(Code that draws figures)
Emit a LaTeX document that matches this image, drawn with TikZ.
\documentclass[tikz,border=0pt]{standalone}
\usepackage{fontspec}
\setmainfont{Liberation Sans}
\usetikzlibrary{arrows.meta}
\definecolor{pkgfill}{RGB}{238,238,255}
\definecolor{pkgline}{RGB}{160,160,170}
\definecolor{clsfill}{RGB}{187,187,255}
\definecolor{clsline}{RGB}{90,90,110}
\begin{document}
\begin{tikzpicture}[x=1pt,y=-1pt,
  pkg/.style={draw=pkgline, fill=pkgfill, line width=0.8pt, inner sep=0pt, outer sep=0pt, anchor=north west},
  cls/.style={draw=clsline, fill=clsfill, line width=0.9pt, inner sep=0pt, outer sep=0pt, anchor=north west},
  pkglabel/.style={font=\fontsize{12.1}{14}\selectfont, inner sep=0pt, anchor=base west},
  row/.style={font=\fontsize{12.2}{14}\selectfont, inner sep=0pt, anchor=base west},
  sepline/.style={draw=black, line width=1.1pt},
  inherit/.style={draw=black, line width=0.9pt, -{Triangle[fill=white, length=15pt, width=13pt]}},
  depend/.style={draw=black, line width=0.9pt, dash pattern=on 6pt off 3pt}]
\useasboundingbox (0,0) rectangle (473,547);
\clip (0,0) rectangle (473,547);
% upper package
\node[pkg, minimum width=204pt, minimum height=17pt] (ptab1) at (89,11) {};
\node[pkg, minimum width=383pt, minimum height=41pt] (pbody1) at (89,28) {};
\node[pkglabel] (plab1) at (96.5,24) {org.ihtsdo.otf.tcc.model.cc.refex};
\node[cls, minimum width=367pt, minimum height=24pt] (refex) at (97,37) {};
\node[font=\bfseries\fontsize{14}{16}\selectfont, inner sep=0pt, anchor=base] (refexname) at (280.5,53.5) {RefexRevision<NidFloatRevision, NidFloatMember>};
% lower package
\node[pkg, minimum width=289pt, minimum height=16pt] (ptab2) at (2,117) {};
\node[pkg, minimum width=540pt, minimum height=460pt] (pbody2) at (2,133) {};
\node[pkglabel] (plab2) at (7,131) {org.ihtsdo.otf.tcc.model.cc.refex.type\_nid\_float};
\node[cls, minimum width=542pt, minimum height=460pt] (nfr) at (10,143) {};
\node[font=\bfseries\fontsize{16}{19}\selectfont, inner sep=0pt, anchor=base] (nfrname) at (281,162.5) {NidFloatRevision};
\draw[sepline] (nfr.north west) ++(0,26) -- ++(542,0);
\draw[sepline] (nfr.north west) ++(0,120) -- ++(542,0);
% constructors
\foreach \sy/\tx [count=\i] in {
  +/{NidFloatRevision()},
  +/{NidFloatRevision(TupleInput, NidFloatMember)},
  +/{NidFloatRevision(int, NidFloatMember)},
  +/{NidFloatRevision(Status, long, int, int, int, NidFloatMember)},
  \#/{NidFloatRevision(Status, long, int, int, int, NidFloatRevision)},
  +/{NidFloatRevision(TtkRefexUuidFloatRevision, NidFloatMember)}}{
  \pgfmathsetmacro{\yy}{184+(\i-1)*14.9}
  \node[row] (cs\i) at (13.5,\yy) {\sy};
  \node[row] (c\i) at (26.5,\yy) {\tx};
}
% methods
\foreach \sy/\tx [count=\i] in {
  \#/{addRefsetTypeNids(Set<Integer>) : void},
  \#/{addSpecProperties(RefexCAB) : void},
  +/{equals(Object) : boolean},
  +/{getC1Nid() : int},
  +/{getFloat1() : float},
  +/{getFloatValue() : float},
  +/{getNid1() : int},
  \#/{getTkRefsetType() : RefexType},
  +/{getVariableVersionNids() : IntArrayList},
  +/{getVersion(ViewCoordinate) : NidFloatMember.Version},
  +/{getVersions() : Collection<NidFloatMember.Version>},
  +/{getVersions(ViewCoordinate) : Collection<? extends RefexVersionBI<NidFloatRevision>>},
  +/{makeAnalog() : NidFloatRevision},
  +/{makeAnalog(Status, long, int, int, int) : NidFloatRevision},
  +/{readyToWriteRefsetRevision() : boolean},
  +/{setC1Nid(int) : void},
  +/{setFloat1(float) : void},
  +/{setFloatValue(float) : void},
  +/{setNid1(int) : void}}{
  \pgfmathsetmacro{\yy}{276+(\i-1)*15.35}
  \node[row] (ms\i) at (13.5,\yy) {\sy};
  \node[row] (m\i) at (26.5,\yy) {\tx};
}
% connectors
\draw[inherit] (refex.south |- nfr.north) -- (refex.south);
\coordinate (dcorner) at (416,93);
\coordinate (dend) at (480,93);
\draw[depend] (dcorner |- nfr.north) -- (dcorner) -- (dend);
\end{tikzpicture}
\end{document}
...
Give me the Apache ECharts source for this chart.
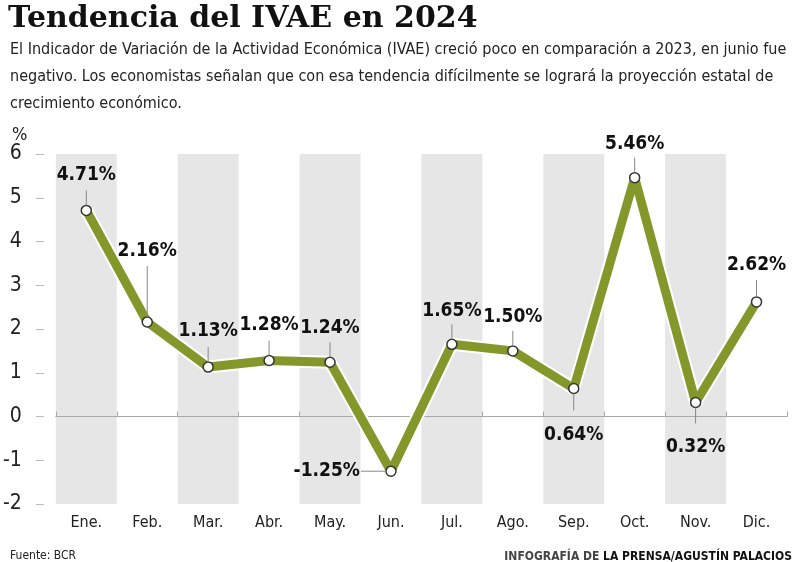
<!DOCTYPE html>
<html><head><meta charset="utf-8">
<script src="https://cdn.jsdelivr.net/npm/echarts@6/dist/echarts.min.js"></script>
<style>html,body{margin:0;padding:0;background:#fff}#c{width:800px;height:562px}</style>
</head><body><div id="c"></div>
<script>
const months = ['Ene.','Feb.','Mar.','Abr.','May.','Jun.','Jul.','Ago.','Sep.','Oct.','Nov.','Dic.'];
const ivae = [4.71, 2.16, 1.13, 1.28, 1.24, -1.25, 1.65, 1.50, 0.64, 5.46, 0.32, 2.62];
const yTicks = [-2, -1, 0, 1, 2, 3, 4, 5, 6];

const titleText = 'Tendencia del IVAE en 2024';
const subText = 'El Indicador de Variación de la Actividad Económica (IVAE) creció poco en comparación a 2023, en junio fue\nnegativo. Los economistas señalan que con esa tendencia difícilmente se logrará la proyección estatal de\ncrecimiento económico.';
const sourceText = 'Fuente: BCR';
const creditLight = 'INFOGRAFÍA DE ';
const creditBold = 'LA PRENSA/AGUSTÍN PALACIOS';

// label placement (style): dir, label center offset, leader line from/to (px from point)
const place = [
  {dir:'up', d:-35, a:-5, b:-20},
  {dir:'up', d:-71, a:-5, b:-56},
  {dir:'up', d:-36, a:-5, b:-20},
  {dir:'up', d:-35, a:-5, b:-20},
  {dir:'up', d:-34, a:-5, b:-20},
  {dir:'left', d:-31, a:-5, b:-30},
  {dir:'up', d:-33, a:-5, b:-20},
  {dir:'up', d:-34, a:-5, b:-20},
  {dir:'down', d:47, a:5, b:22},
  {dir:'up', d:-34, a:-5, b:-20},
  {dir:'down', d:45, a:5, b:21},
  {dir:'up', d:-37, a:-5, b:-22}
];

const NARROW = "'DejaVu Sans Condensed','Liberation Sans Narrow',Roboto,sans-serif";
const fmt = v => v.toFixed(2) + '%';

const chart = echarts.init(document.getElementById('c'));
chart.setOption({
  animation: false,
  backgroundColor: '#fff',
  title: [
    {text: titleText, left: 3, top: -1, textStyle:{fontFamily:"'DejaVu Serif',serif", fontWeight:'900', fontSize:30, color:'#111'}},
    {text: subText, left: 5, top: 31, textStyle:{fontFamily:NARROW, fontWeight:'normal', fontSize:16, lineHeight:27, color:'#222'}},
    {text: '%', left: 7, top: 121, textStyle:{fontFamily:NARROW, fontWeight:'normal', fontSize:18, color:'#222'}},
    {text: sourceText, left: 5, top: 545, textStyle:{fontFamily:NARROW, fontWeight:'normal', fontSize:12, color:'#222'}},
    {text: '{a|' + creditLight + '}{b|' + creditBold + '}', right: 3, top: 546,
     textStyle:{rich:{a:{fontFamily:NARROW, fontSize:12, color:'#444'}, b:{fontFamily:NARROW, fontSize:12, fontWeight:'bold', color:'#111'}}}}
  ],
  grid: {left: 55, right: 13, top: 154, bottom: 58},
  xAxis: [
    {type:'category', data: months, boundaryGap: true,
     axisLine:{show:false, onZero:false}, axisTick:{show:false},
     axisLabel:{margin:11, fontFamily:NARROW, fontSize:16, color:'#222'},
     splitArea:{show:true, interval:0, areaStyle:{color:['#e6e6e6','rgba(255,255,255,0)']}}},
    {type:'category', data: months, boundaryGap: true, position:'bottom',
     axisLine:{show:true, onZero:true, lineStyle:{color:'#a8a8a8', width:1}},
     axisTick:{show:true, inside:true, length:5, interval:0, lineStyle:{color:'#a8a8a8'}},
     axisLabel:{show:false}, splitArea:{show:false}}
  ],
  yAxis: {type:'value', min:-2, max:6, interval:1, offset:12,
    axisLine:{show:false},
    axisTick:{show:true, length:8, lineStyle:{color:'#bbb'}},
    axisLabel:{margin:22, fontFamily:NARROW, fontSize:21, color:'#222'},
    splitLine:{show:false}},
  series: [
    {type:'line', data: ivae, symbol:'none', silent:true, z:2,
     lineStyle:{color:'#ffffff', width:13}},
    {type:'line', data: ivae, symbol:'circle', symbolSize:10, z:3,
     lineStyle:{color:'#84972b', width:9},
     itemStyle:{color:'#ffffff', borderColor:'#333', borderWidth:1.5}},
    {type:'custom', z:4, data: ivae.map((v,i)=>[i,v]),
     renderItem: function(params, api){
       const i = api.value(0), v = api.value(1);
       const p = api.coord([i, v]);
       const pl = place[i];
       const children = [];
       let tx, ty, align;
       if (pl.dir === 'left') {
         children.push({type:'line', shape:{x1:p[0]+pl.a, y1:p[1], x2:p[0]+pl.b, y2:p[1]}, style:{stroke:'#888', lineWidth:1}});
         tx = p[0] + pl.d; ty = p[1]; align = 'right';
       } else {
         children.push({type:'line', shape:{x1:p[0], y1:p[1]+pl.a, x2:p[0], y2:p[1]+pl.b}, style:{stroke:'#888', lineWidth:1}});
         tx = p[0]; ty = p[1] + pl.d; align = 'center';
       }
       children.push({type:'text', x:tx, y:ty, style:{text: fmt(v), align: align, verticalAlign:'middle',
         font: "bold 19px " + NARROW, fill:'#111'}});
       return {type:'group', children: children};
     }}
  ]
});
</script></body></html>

### Task description
In the records above, find the line with "Give me the" and the line with "const yTicks = [-2, -1, 0, 1, 2, 3, 4, 5, 6];", then restate word for word only those two lines and all lines between, omitting pictures.

### Answer to the exercise
Give me the Apache ECharts source for this chart.
<!DOCTYPE html>
<html><head><meta charset="utf-8">
<script src="https://cdn.jsdelivr.net/npm/echarts@6/dist/echarts.min.js"></script>
<style>html,body{margin:0;padding:0;background:#fff}#c{width:800px;height:562px}</style>
</head><body><div id="c"></div>
<script>
const months = ['Ene.','Feb.','Mar.','Abr.','May.','Jun.','Jul.','Ago.','Sep.','Oct.','Nov.','Dic.'];
const ivae = [4.71, 2.16, 1.13, 1.28, 1.24, -1.25, 1.65, 1.50, 0.64, 5.46, 0.32, 2.62];
const yTicks = [-2, -1, 0, 1, 2, 3, 4, 5, 6];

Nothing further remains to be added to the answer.